● Required work
Return exactly the lines that run from the beginning through the line containing "import plotly.graph_objects as go", both included, and no others.

● Source material

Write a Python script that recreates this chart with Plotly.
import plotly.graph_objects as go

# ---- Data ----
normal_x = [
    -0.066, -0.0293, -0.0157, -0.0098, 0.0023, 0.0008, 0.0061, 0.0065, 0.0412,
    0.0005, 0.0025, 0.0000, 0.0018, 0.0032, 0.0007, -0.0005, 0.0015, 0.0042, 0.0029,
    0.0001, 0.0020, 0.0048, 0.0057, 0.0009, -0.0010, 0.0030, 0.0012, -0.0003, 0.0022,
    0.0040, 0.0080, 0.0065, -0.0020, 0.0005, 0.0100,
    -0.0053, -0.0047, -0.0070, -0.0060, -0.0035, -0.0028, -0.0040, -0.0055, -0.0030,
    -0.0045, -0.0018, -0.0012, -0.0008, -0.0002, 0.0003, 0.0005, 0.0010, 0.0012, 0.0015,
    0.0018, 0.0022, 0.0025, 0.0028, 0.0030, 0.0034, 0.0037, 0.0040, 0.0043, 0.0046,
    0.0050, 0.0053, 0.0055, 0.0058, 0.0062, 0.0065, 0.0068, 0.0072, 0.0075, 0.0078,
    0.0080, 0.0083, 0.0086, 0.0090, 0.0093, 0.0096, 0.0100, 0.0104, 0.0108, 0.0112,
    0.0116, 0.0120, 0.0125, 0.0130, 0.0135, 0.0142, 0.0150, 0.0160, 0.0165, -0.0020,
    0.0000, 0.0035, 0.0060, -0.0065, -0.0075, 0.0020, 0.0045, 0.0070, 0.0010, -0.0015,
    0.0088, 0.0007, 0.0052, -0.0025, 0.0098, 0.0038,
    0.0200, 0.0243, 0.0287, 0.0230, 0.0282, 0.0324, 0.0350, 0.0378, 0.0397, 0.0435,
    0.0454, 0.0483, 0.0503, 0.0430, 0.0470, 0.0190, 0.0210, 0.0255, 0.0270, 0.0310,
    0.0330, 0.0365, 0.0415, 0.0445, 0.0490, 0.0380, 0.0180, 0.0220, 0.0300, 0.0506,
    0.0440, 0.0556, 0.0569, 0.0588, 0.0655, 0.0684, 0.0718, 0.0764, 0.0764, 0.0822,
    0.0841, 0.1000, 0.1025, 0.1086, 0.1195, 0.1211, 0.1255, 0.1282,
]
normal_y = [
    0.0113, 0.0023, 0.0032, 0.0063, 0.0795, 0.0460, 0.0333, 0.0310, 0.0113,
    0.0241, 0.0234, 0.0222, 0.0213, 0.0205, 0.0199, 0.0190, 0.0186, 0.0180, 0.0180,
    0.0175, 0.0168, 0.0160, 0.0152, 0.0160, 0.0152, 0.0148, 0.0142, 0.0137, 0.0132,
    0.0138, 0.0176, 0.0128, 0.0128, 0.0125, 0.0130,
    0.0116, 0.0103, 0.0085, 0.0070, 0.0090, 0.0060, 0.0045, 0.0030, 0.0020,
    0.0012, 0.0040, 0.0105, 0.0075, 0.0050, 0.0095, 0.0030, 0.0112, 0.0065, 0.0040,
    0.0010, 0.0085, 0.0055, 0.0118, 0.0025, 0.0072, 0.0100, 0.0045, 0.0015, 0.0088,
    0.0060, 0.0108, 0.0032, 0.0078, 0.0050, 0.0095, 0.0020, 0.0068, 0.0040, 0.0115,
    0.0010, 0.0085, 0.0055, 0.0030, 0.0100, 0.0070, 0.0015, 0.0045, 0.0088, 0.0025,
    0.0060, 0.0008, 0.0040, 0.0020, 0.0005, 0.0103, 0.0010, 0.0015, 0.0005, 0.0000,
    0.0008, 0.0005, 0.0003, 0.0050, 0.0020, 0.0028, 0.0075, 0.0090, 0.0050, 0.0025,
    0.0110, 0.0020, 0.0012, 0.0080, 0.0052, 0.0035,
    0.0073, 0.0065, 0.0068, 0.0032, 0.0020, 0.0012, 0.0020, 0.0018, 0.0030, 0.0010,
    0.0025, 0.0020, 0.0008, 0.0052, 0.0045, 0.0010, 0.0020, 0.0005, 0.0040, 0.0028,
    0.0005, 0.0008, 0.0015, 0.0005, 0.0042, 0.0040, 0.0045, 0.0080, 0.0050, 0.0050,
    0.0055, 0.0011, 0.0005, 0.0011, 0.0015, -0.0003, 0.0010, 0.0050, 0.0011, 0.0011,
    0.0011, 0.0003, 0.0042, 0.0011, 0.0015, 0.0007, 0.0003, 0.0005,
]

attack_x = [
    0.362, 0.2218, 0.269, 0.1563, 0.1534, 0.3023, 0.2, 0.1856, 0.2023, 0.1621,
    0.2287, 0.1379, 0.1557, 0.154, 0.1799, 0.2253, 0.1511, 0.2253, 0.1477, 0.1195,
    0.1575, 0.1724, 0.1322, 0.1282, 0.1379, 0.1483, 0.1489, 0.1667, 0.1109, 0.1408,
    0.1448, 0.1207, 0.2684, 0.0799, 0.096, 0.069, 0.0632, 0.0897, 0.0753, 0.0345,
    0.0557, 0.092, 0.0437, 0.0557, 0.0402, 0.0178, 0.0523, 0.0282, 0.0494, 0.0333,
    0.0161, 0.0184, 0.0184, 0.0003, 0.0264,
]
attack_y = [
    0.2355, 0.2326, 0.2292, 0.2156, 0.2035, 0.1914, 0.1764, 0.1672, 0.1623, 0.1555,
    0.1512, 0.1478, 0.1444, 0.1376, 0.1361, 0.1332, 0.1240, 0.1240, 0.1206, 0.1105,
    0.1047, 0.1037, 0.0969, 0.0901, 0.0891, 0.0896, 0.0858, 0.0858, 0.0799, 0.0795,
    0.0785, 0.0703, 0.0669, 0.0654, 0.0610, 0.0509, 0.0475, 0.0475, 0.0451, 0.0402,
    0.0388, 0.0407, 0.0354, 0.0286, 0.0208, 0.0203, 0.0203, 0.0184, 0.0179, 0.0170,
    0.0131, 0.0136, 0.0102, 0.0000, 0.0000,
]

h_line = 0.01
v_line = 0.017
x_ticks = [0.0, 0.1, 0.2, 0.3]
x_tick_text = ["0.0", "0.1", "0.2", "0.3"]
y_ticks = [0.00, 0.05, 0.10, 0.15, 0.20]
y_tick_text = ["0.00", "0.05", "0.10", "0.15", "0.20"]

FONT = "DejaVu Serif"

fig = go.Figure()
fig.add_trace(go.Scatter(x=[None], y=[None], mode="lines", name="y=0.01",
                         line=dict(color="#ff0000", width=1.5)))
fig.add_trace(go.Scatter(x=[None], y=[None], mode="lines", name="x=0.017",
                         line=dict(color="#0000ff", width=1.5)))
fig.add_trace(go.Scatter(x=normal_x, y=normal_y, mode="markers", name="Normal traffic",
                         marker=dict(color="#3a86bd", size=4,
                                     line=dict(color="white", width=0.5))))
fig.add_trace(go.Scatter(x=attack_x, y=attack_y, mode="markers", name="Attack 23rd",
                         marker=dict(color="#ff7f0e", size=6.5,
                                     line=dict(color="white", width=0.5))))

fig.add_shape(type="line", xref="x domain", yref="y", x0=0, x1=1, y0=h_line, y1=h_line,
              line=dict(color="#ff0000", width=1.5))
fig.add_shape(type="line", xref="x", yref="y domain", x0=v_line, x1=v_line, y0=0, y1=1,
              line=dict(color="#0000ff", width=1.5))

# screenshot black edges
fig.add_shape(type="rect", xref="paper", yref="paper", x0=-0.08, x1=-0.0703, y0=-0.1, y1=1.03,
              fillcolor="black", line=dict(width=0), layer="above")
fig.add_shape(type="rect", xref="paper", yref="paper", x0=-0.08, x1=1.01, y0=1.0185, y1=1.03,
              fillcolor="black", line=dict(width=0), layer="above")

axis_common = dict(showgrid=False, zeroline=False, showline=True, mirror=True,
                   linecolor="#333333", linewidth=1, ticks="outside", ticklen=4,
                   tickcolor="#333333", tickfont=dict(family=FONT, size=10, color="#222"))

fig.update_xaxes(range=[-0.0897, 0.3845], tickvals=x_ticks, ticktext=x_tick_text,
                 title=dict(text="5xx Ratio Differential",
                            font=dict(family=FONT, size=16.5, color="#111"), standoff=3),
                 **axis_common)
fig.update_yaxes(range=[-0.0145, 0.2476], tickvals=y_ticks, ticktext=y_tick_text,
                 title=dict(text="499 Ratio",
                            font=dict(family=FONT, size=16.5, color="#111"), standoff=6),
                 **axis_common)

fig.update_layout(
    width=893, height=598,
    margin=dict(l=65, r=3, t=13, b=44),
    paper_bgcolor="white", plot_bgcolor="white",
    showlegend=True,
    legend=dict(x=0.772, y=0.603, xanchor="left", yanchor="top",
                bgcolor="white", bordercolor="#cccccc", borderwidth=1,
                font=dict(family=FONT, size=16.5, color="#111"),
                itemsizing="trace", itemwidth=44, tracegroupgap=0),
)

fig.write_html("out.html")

● Full answer
Write a Python script that recreates this chart with Plotly.
import plotly.graph_objects as go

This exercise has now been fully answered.